Number theory is one of the oldest branches of pure mathematics, and one of the largest. Of course, it concerns questions about numbers, usually meaning whole numbers or rational numbers (fractions).

Elementary number theory involves divisibility among integers -- the division "algorithm", the Euclidean algorithm (and thus the existence of greatest common divisors), elementary properties of primes (the unique factorization theorem, the infinitude of primes), congruences (and the structure of the sets  Z/nZ  as commutative rings), including Fermat's little theorem and Euler's theorem extending it. But the term "elementary" is usually used in this setting only to mean that no advanced tools from other areas are used -- not that the results themselves are simple.
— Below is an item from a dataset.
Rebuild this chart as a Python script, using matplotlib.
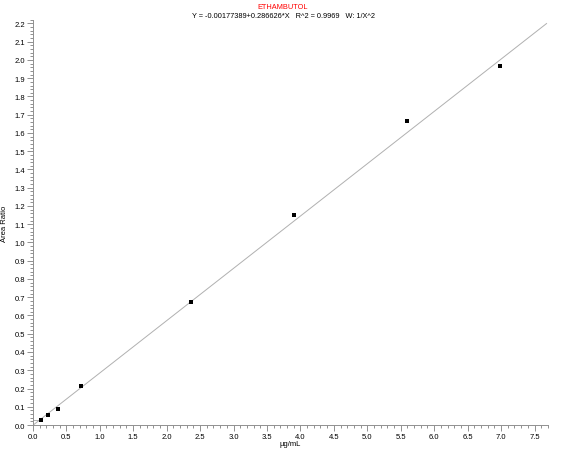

Indeed, a course in "elementary" number theory usually includes classic and elegant results such as Quadratic Reciprocity; counting results using the Möbius Inversion Formula (and other multiplicative number-theoretic functions); and even the Prime Number Theorem, asserting the approximate density of primes among the integers, which has difficult but "elementary" proofs. Other topics in elementary number theory -- the solutions of sets of linear congruence equations (the Chinese Remainder Theorem), or solutions of single binary quadratic equations (Pell's equations and continued fractions), or the generation of Fibonacci numbers or Pythagorean triples -- turn out in retrospect to be harbingers of sophisticated tools and themes in other areas.